Retired Koori Court Elder Uncle Kevin Coombs (pictured right) was honoured at an event in March where his portrait was unveiled. The Children's Court commissioned artist Weng-Ho Chong to create Uncle Kevin's portrait and will showcase the painting outside the Elders' Room at Melbourne.
Koori Court Elder Uncle Kevin Coombs (pictured centre) was honoured at an event in March where his portrait was unveiled. The Children's Court commissioned artist Weng-Ho Chong to create Uncle Kevin's portrait and will showcase the painting outside the Elders' Room at Melbourne.
Uncle Kevin participated in three drawing sessions in his own home, where Chong came to know the former Koori Court Elder and his personality. During the first sitting, Chong recalls says he made a series of quick sketches, including one of Uncle Kevin in his wheelchair. Plans for the portrait evolved when the artist decided that the painting should be more than a literal representation of Uncle Kevin, also reflecting his character and legacy.
“Uncle Kevin is a great character, not in the least a shrinking flower.
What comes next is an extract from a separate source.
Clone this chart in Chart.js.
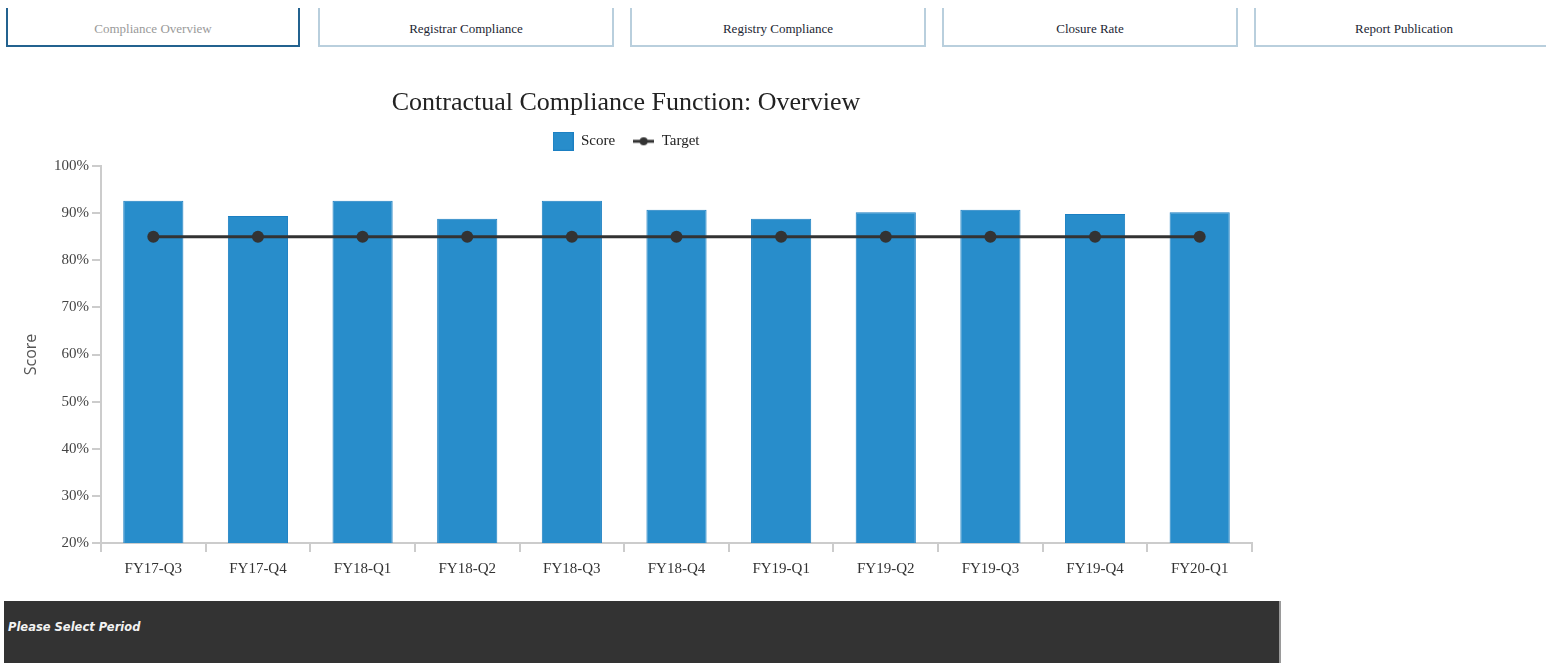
<!DOCTYPE html>
<html>
<head>
<meta charset="utf-8">
<script src="https://cdn.jsdelivr.net/npm/chart.js@4/dist/chart.umd.min.js"></script>
<style>
  html, body { margin: 0; padding: 0; background: #fff; width: 1546px; height: 663px; overflow: hidden; position: relative; }
  .tab { position: absolute; top: 8px; height: 39px; box-sizing: border-box; border: 2px solid #b9cfdd; border-top: none;
         font-family: "Liberation Serif", "Times New Roman", serif; font-size: 13px; color: #1c2633; text-align: center; line-height: 41px; }
  .tab.active { border-color: #23628f; color: #9a9a9a; }
  #wrap { position: absolute; left: 0; top: 60px; width: 1286px; height: 535px; }
  #panel { position: absolute; left: 4px; top: 601px; width: 1275px; height: 70px; background: #333333; border-right: 2px solid #9a9a9a; }
  #panel span { position: absolute; left: 4px; top: 19px; font-family: "DejaVu Sans", Verdana, sans-serif; font-weight: bold; font-style: italic; font-size: 11.5px; color: #f2f2f2; }
</style>
</head>
<body>
<div class="tab active" style="left:6px;width:294px;">Compliance Overview</div>
<div class="tab" style="left:318px;width:296px;">Registrar Compliance</div>
<div class="tab" style="left:630px;width:296px;">Registry Compliance</div>
<div class="tab" style="left:942px;width:296px;">Closure Rate</div>
<div class="tab" style="left:1254px;width:300px;">Report Publication</div>
<div id="wrap"><canvas id="c"></canvas></div>
<div id="panel"><span>Please Select Period</span></div>
<script>
const categories = ["FY17-Q3","FY17-Q4","FY18-Q1","FY18-Q2","FY18-Q3","FY18-Q4","FY19-Q1","FY19-Q2","FY19-Q3","FY19-Q4","FY20-Q1"];
const scoreValues = [92.6, 89.4, 92.6, 88.8, 92.6, 90.7, 88.8, 90.2, 90.7, 89.8, 90.2];
const targetValues = [85, 85, 85, 85, 85, 85, 85, 85, 85, 85, 85];
const yTicks = { min: 20, max: 100, step: 10 };

const BAR = '#288dcb', BAR_BORDER = '#1b7fc2', LINE = '#333333';
const SERIF = '"Liberation Serif", "Times New Roman", serif';

function scoreIcon() {
  const c = document.createElement('canvas'); c.width = 21; c.height = 19;
  const x = c.getContext('2d');
  x.fillStyle = BAR; x.fillRect(0, 0, 21, 19);
  x.strokeStyle = BAR_BORDER; x.lineWidth = 1; x.strokeRect(0.5, 0.5, 20, 18);
  return c;
}
function targetIcon() {
  const c = document.createElement('canvas'); c.width = 21; c.height = 10;
  const x = c.getContext('2d');
  x.strokeStyle = LINE; x.lineWidth = 3; x.beginPath(); x.moveTo(0, 5); x.lineTo(21, 5); x.stroke();
  x.fillStyle = LINE; x.beginPath(); x.arc(10.5, 5, 4, 0, Math.PI * 2); x.fill();
  return c;
}
const icons = { score: scoreIcon(), target: targetIcon() };

new Chart(document.getElementById('c'), {
  data: {
    labels: categories,
    datasets: [
      { type: 'line', label: 'Target', data: targetValues, borderColor: LINE, backgroundColor: LINE, borderWidth: 3,
        pointRadius: 6, pointHoverRadius: 6, pointBackgroundColor: LINE, pointBorderWidth: 0, tension: 0 },
      { type: 'bar', label: 'Score', data: scoreValues, backgroundColor: BAR, borderColor: BAR_BORDER, borderWidth: 1,
        categoryPercentage: 1.0, barPercentage: 0.575 }
    ]
  },
  options: {
    responsive: true, maintainAspectRatio: false, animation: false,
    layout: { padding: { left: 0, right: 34, top: 0, bottom: 0 } },
    plugins: {
      tooltip: { enabled: false },
      title: { display: true, text: 'Contractual Compliance Function: Overview', color: '#222',
               font: { family: SERIF, size: 26, weight: 'normal' }, padding: { top: 10, bottom: -3 } },
      subtitle: { display: true, text: ' ', weight: 500, font: { size: 1 }, padding: { top: 0, bottom: 6 } },
      legend: {
        display: true,
        labels: {
          usePointStyle: true, pointStyleWidth: 21, padding: 18, color: '#222',
          font: { family: SERIF, size: 15 },
          generateLabels: () => [
            { text: 'Score', pointStyle: icons.score, datasetIndex: 1, hidden: false, lineWidth: 0, fillStyle: BAR, strokeStyle: BAR, fontColor: '#222' },
            { text: 'Target', pointStyle: icons.target, datasetIndex: 0, hidden: false, lineWidth: 0, fillStyle: LINE, strokeStyle: LINE, fontColor: '#222' }
          ]
        }
      }
    },
    scales: {
      x: {
        grid: { display: true, drawOnChartArea: false, drawTicks: true, tickLength: 9, color: '#cccccc', lineWidth: 2, offset: true },
        border: { display: true, color: '#cccccc', width: 2 },
        ticks: { color: '#333', font: { family: SERIF, size: 15 }, padding: 8, maxRotation: 0 },
        afterFit: (s) => { s.height = 52; }
      },
      y: {
        min: yTicks.min, max: yTicks.max,
        grid: { display: true, drawOnChartArea: false, drawTicks: true, tickLength: 9, color: '#cccccc', lineWidth: 2 },
        border: { display: true, color: '#cccccc', width: 2 },
        ticks: { stepSize: yTicks.step, color: '#444', font: { family: SERIF, size: 15 }, padding: 3,
                 callback: (v) => v + '%' },
        title: { display: true, text: 'Score', color: '#555', font: { family: '"Open Sans", sans-serif', size: 16 }, padding: { top: 22, bottom: 8 } },
        afterFit: (s) => { s.width = 101; s.paddingTop = 106; }
      }
    }
  }
});
</script>
</body>
</html>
When I asked if he minded me taking snapshots, he grinned and said, ‘In interviews, I'm the first one to say: Where's the camera?’” Chong says.
“All through the process Uncle Kevin was totally dignified and unflustered, both ready to be interrogated but also to keep still when I needed to concentrate - an ideal subject!”
Uncle Kevin, who hails from the Aboriginal community in Balranald NSW, became a paraplegic at the age of 12 as the result of a shooting accident. Among the highlights of his professional life include captaining Australia’s national wheelchair basketball team and representing Australia as an elite sportsman at five Paralympic Games. Later, in the early 80s he was invited to set up the first Koori Health Unit, which established Aboriginal medical services throughout Victoria.
In 2005 Uncle Kevin supported the work of the newly established Children’s Koori Court as an Elder. Up until his retirement last year, he had served as an Elder with Victoria’s Koori Courts for 17 years.
Children’s Court President Judge Chambers says the portrait is a fitting way to honour Uncle Kevin’s lifetime contributions to the Victorian community.
“The Children's Court wanted to honour Uncle Kevin's legacy and the difference he has made to the lives of many people who have appeared before the Koori Courts. His portrait will serve as a lasting reminder of a proud and dignified Indigenous man, who contributed a great deal to Victoria's justice system,” Judge Chambers says.
“Beyond the law, Uncle Kevin's stellar sporting career and tireless work for the health sector have also been significant. We are delighted to honour his contributions in this way.”